WILMINGTON, Del. — First son Hunter Biden had “lost the power of self-control” when he lied about his crack cocaine addiction to buy a gun in the fall of 2018, federal prosecutors told jurors in their closing argument Monday.
Prosecutor Leo Wise told the panelists in his summation that the government had proven a pattern of behavior by Hunter, now 54, that showed he was hooked on drugs beginning as far back as 2015 and continuing through at least 2019 — including through his own words to his loved ones.
“We see in these messages [Hunter] buying drugs, telling other people he was using drugs, and describing himself as an addict,” Wise said. “He had lost the power of self-control. That’s why he kept going to rehab. He couldn’t stop on his own.”
The Biden scion is charged with three felony counts connected to his claim on a gun application form that he didn’t use illegal drugs the day he walked out of a Wilmington gun store with a .38-caliber Colt Cobra revolver.
Prosecutors from special counsel David Weiss’ office are not required to prove Hunter Biden was high on the day of the purchase, Oct. 12, 2018, but only that he was addicted around that time.
“The evidence was personal. It was ugly, and it was overwhelming,” Wise said. “It was also absolutely necessary.”

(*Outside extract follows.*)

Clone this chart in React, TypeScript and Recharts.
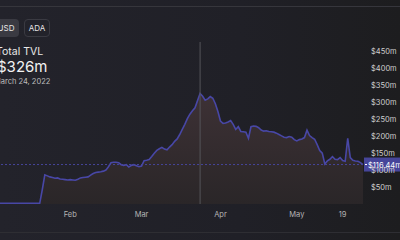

During their arguments last week, prosecutors included audio excerpts from Hunter’s memoir “Beautiful Things” in which he described finding crack cocaine as his “superpower.”
Witnesses for the prosecution included Hunter’s ex-wife and two of his former girlfriends, one of whom recounted that he used the street drug “every 20 minutes.”
“The defendant used crack and was addicted to crack and knew he used crack and knew he was addicted to crack during the relevant time period,” Wise said.
“He didn’t use drugs by accident,” the prosecutor went on. “He knew he was using drugs and he knew he was addicted to drugs. Maybe if he’d never been to rehab, he could argue he didn’t know he was an addict.”
Hunter’s defense attorney, Abbe Lowell, has argued that his client didn’t knowingly lie about his addition when buying the gun — claiming instead that the first son was in a “deep state of denial.”